The Minneapolis-based Théâtre de la Jeune Lune, with which the ART collaborates on the production, was founded in 1978 in Paris by students of École Jacques Lecoq, which trains mimes and clowns as well as actors. The troupe’s signature is a visually arresting, vigorously physical style that draws on commedia, circus, and vaudeville. Director Serrand and actor Epp are two of five artistic directors of the nothing-if-not-democratic troupe, which favors creative collaboration. Here five of its actors are teamed with ART stalwarts Will LeBow, Remo Airaldi, and Karen MacDonald. This last, as a circus-hued matchmaker carting a bucket for a purse and given to such exclamations as "Christ on a bike!", is like a shot in the sinewy arm of the production. She also has the best line in David Ball’s freewheelingly coarse adaptation. Preparing Mariane, the nubile young woman on whom Harpagon has set his rheumy eye, for the distastefulness of intimacy with the old goat, she emphatically declares, "That’s why God gave us eyelids!"

But though Serrand finds baggy-pants, visceral, cruel, and (too much) potty humor in The Miser, he takes its hoary Plautus-meets-Pantalone situation seriously. Harpagon, who’s determined to wed Mariane, plans to rid himself of his adult children by forcing them into gruesome marriages for his own profit (though Élise is secretly affianced to Valère and son Cléante has clandestinely courted Mariane). Were it not for the play’s contrived shipwrecked-family-reunited ending, Harpagon’s ruthless avariciousness would leave his alleged loved ones thoroughly broken, and Serrand, though making buffoons of even the victimized characters, nonetheless respects their desperation. Indeed, an essay in the ART newsletter cites critic Mareel Gutwirth’s interpretation of the paranoid, pathologically retentive Harpagon as a symbol of death, and that could be the keystone of this production, which ends with the miser’s gold — purloined and then returned, to his groveling glee — being shaken into a coffin.

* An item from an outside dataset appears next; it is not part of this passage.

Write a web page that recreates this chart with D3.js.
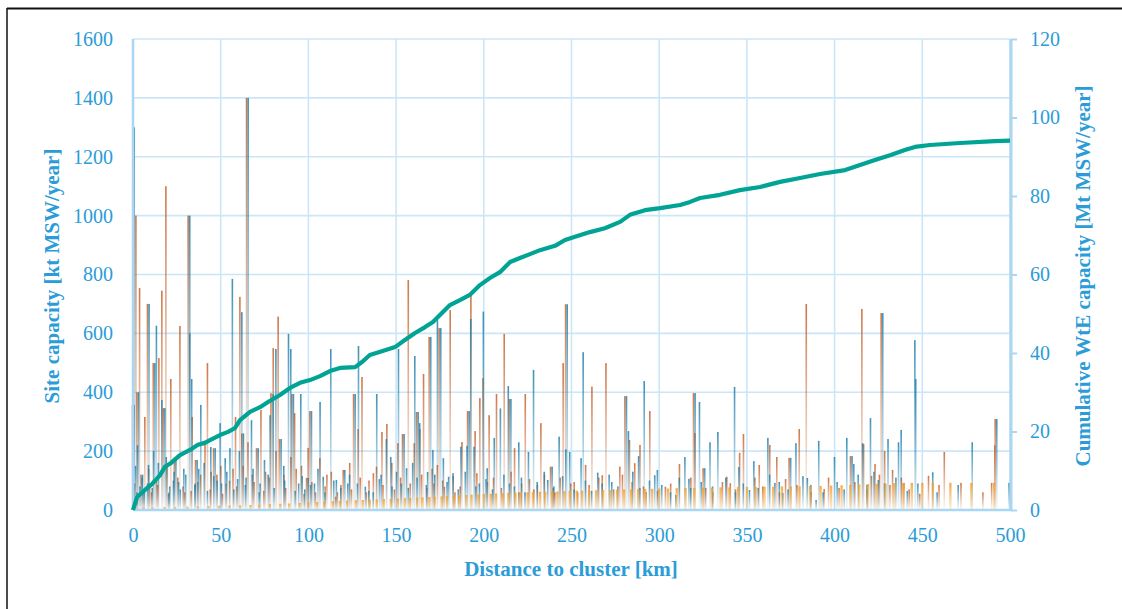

Harpagon, of course, wants to climb in with it. But in the wiry person of Epp, he is as vital a prune of a grasping geezer as has ever lived. Balletic and reptilian, yet with a whimsical fragility and the paddling glide of a toddler, the character’s abject parsimony extending even to his windpipe, Epp turns in a virtuosic performance that’s part Beckett, part Buster Keaton. Whether going rigid atop a tin bathtub at the mention of the word "money" (this after a servant on stilts pokes the leaky roof to produce a shower) or sitting like a spider on his own cane, the performer is like an encyclopædia of comic invention. Will LeBow ably handles the production’s deadpan chores, and Remo Airaldi, as a double-duty servant always on the wrong end of a cudgel, strangulates the offending word for lucre in a number of sidesplitting ways. I also admired Sarah Agnew’s open-mouthed, almost goofy Élise, who though possibly slow-witted hits her father with a heartbreaking plea for humanity. Harpagon evinces no hearing problem, but it falls on deaf ears.